Background information
- Also known as: "Scarface" John
- Born: October 19, 1938 Port Allen, Louisiana, United States
- Died: March 4, 1972 (aged 33) New Orleans, Louisiana, United States
- Genres: Rhythm and blues
- Occupations: Singer, songwriter
- Instruments: Vocals
- Years active: c.1957 – 1972
- Labels: Ace Records (United States), Rush Records, Fury Records, Sansu Records, Ace Records (United Kingdom), Sundazed Music
- Formerly of: Huey Smith and the Clowns, The Tick Tocks

= "Scarface" John Williams =

"Scarface" John Williams (October 19, 1938 – March 4, 1972) was an American R&B singer and Mardi Gras Indian. He performed with the New Orleans band Huey "Piano" Smith and the Clowns.

== Early years ==
John Williams was born October 19, 1938, to Mary Palmer, aged sixteen from Port Allen, Louisiana. Mary was forced to give the infant away at five days old to Adelle "Della" Gatlin Williams. He was raised by Della and her husband Lucius Williams on Terpsichore Street in uptown New Orleans. According to John Williams' daughter Deborah, "Lucius was a laborer. John's mother Adelle influenced him musically because she sang and played guitar and piano. It was told to me that she once played piano for Mahalia Jackson. My father's mother was very religious and only sang gospel music, sometimes on street corners in the French Quarter. She never recorded, just travelled everywhere to spread the gospel." Deborah Williams related to author John Broven, "I think my grandmother influenced John the most because my mother, Mary Marks, said that my grandmother told my father, 'You are meant to sing', and she didn't want him to have a regular job – she didn't want him to do anything but just that. By the age of 18 he was performing. John Williams had a scar that ran from his eye to his chin that was the origin of his nickname. Huey "Piano" Smith said later that the scar proved useful one night when a promoter came up short with the group's money. Smith recalled the promoter told him, "I'm go' pay you now, because, see, first of all my boys are scared of y'all boys, especially the one with the scar on his face!" The scar was the consequence of being hit by a car when he was a small boy.

== Career ==
Huey Smith recruited eighteen-year-old "Scarface" John Williams and Sidney Rayfield (Huey's barber) to join him and sometime vocalist Bobby Marchan in the newly formed Huey Smith and the Clowns. The band was signed to a long-term contract with Ace Records. In early 1957, Huey recorded the song with which he's most identified – "Rockin' Pneumonia and the Boogie Woogie Flu". On the session, in addition to Smith on piano, were sax man Lee Allen, Earl King on guitar, Frank Fields on bass, and Charles "Hungry" Williams on drums. Not caring for the sound of his own voice, Huey instructed John Williams to move nearer to the mic. "Get in closer John," he said. "I'm trying to get a hit out of this."

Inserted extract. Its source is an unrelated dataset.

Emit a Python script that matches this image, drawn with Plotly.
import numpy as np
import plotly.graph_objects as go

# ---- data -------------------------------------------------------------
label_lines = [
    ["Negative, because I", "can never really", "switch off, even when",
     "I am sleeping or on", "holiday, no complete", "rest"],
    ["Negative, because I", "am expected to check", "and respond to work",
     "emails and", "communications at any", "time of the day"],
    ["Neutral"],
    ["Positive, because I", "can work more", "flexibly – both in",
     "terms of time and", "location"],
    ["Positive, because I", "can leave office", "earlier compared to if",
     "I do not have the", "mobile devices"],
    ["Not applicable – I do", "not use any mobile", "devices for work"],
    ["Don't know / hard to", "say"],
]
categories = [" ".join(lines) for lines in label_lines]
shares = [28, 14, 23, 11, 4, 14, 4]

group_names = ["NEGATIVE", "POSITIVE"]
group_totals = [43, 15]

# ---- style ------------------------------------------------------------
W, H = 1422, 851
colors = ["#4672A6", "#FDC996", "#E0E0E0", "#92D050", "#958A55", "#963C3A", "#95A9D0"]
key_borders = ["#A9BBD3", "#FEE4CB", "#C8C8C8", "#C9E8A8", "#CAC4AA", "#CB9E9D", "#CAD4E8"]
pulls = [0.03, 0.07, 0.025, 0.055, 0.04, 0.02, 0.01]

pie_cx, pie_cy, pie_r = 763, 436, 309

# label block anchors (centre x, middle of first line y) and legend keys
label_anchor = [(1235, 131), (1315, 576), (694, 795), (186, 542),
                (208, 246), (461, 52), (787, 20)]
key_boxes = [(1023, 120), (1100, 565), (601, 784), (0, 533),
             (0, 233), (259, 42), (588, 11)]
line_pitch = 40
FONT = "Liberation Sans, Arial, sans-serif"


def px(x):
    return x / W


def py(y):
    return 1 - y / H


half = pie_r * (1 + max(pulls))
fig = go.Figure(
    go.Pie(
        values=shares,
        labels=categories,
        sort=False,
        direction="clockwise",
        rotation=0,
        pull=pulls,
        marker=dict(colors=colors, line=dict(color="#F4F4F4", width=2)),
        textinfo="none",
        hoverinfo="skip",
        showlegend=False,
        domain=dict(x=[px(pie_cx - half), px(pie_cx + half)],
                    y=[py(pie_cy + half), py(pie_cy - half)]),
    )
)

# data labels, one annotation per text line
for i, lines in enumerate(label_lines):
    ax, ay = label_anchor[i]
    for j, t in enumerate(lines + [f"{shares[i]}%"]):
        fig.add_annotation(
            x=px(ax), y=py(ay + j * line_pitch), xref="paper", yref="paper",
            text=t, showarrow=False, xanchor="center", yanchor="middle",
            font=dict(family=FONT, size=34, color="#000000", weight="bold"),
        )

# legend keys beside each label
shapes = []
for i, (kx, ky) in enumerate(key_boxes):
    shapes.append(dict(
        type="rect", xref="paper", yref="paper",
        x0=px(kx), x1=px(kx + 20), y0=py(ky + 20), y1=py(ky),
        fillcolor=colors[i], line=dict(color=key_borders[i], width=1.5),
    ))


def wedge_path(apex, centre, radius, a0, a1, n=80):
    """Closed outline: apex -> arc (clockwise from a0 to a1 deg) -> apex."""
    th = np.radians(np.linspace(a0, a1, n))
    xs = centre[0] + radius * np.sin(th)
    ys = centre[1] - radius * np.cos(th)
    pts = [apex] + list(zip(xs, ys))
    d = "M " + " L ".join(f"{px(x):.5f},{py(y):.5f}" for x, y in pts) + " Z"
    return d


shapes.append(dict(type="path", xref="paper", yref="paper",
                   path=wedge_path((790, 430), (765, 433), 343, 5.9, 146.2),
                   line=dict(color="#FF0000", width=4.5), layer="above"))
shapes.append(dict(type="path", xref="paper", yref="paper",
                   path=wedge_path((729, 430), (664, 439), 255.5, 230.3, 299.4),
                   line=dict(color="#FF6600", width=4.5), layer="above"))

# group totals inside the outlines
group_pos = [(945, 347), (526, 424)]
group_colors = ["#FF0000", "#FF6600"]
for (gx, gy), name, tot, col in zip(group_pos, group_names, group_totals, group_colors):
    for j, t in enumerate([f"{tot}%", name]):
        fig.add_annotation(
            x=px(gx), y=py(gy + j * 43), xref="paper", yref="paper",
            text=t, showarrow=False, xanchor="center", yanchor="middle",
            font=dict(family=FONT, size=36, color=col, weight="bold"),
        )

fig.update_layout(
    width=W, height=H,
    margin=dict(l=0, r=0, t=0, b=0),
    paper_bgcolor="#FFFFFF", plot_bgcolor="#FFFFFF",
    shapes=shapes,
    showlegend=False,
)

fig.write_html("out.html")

A parade of musicians moved through the ranks of the Clowns. Williams, who was also a Mardi Gras Indian, sang lead or back-up vocals in various Clown configurations. Huey Smith had an open-minded approach to who sang lead vocals. "Some things like 'Beatnik Blues', 'Genevieve', I figure John Williams can do better than Bobby (Marchan)," Huey said. Williams was the lead singer on other songs for Huey, including "Tu-Ber-Cu-Lucas And The Sinus Blues", and "Quit My Job". He sang with Bobby Marchan on "Don't You Just Know It", Gerri Hall on "Would You Believe It (I Have A Cold)" and "Pop-Eye", as well as on "Just A Lonely Clown", "For Crying Out Loud", "Scald-Dog", and "Talk To Me Baby". Huey Smith and the Clowns, including Williams, recorded the massive two-sided hit "High Blood Pressure" and "Don't You Just Know It", which stayed thirteen weeks on the Hot 100, the latter climbing to #9. It was one of the biggest records of 1958.

Williams was among the many Clowns who left to pursue a solo career, including Curley Moore, Gerri Hall, Bobby Marchan, Issachar "Junior" "Izzycoo" Gordon, and Raymond Lewis among others. John Williams, James Black, and Eugene Harris left the Clowns in the early 1960s to form the Tick-Tocks. They first recorded with Bobby Marchan as Bobby Marchan and the Tick Tocks for Bobby Robinson's Fury Records in 1960. In 1962 they recorded for Robinson's Enjoy Records as the Tick-Tocks, and Rush Records as Johnny Williams and the Tic Tocs. From 1966 through 1967 John Williams & the Tick Tocks recorded for Allen Toussaint and Marshall Sehorn's Sansu Records. Deacon John Moore, who worked with Huey Smith and the Clowns also gigged with the Tick-Tocks at the Dew Drop Inn. "The Tick-Tocks did all the Clowns' songs and some Coaster songs," Moore said. They were like a show group. They had crazy antics and a lot of good choreography, a lot of tumble sets and splits. They would come out in costumes. Some would be dressed as women." Harold Battiste who recorded the Tick Tocks for New Orleans' AFO Records remembered they were "very energetic on stage". At the time, the Tick Tocks comprised John Williams, Eugene Harris, Alvin Carter and a young Walter "Wolfman" Washington. Washington remembered, "That was John Williams' group—'Scarface' John. 'Scarface' had been in the Clowns with Bobby Marchan. 'Scarface' gave me the name Walter 'Wolfman'. My real name is Edward. He said, 'That's no kind of name for a guitar player,' so he tagged me with 'Walter'. The group played around the Dew Drop a lot."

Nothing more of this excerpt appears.